29th March. Marie, Sam and I carried out a reccy of the planned RSPB walk at Hulne Park pencilled in for 26th April when bird activity will I think have reached a peak. We followed the red route today so the reccy was pretty easy in terms of direction. Hopefully members will be attracted by the 4.7 mile walk through mixed habitat, including a very nice stretch along the bank of the River Aln.
It’s a few years since my first and only previous visit to Hulne Park. At that time I was able to list Hawfinch on the day list. Nothing like that today I’m afraid but still a very enjoyable walk in misty conditions. The cry of ‘and there’s a ‘Pheasant’ was heard on many occasions!
I remember on my previous visit that there were numerous species near the entrance at the lodge, amongst them the Hawfinch. This area was rather quiet in comparison today. It wasn’t long before we were listening to Chiffchaffs and eventually managing to catch sight of one high in the trees. The likes of Nuthatch, Treecreeper and Goldcrest gave good sightings too.
Along by the river we found both Dipper and a pair of Grey Wagtail and having heard Great Spotted Woodpecker early on in the walk we finally sighted one. Sam spotted a distant Common Buzzard in the trees and it was later seen in closer flight.
It brought joy to my eyes when I had noted that no vehicles, dogs or cyclists are allowed in the park and in fact we were the first of a very few walkers in there today. At the start of our walk we had only the calls of a Cockerel and Pheasants along with the accompaniment of numerous woodland birds singing to keep us company. We did find one dog which I assumed was owned by one of the tenants. The dog was in the process of chewing at a dead rabbit carcass and didn’t have much time to notice us. We did find a few Rabbits alive and also Roe Deer and a Hare.

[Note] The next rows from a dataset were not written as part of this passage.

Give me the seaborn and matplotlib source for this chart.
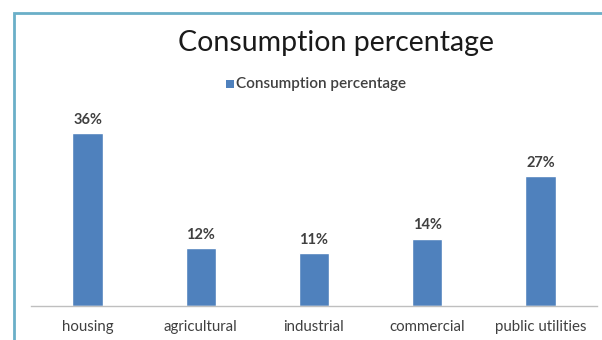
import matplotlib
matplotlib.use("Agg")
import matplotlib.pyplot as plt
import seaborn as sns
import pandas as pd
from matplotlib.patches import Rectangle

categories = ["housing", "agricultural", "industrial", "commercial", "public utilities"]
values = [36, 12, 11, 14, 27]
labels = ["36%", "12%", "11%", "14%", "27%"]
series_name = "Consumption percentage"

sns.set_theme(style="white")
plt.rcParams['font.family'] = ['Lato', 'DejaVu Sans']

df = pd.DataFrame({"category": categories, "value": values, "series": series_name})

fig = plt.figure(figsize=(6.02, 3.40), dpi=100)
fig.patch.set_facecolor("white")
ax = fig.add_axes([31/602, 34/340, (597-31)/602, (340-34-110)/340])

bar_color = "#4F81BD"
sns.barplot(data=df, x="category", y="value", hue="series", palette=[bar_color],
            width=0.27, ax=ax, legend=False, saturation=1)

ax.set_ylim(0, values[0] * (340-34-110) / (306-133))
ax.set_xlim(-0.5, len(categories) - 0.5)
for i, (v, lab) in enumerate(zip(values, labels)):
    ax.text(i, v + 1.3, lab, ha="center", va="bottom", fontsize=10.5, color="#404040", fontweight="bold")

ax.set_xlabel("")
ax.set_ylabel("")
ax.set_yticks([])
ax.tick_params(axis="x", labelsize=10.8, colors="#404040", length=0, pad=10)
for s in ["top", "right", "left"]:
    ax.spines[s].set_visible(False)
ax.spines["bottom"].set_color("#BFBFBF")
ax.spines["bottom"].set_linewidth(1.0)

# title and legend
fig.text(336/602, 1 - 43/340, "Consumption percentage", ha="center", va="center",
         fontsize=20.5, color="#1a1a1a")
fig.patches.append(Rectangle((226/602, 1 - 88/340), 8/602, 8/340, transform=fig.transFigure,
                             facecolor=bar_color, edgecolor="none"))
fig.text(236/602, 1 - 84/340, series_name, ha="left", va="center", fontsize=11, color="#404040",
         fontweight="semibold")

# frame border
fig.patches.append(Rectangle((14/602, -0.1), 1.2, 1 - 13/340 + 0.1, transform=fig.transFigure,
                             facecolor="none", edgecolor="#6AAFC8", linewidth=2))

fig.savefig("out.png", dpi=100)
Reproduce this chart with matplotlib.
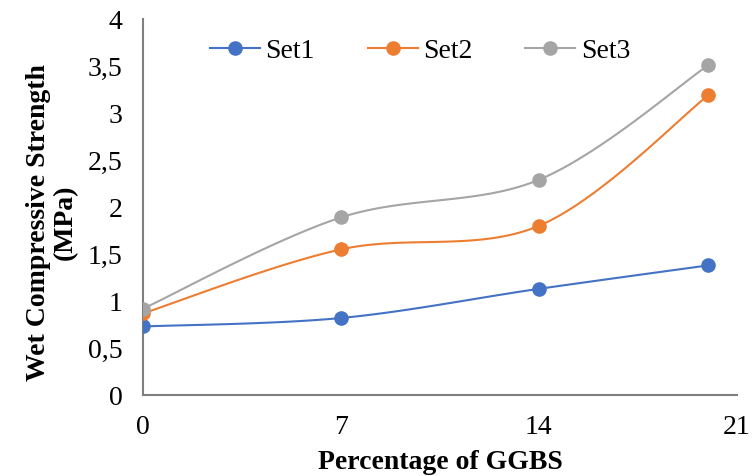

In the open Parkland numerous Mistle Thrushes were seen along with Redwing and Fieldfare. Song Thrushes were heard during the walk and numerous Blackbirds seen. Jays were heard and a brief, but good sighting of one of them was made.
I began, not for the first time, thinking that I must learn more about tree species and we ended the walk stating ‘and there’s another Pheasant! I reckon I’ll dream of Pheasants tonight. I didn’t feel as though I’d walked 4.7 miles but must have. We’d passed the old Priory and had taken lunch sitting beside the well. Mute Swans were on the River Aln and distant Greylag Geese could be seen faintly through the mist as they called.
We’d arrived in Alnwick to early to enter the park when it opens at 11.00am, so we called in at Barter Books for cups of coffee and tea. Why not begin the day in true RSPB fashion we thought, although not having long finished breakfast we couldn’t be tempted by the cakes on offer. It’s along time since I had visited Barter Books and I was very impressed with this business in part of the old railway station. We sat by the open coal fires as we enjoyed our drinks. This is a building and a business that Northumbrians ought to be proud of and if you haven’t visited then I think you ought to.
Lack of photos explained today by weather conditions.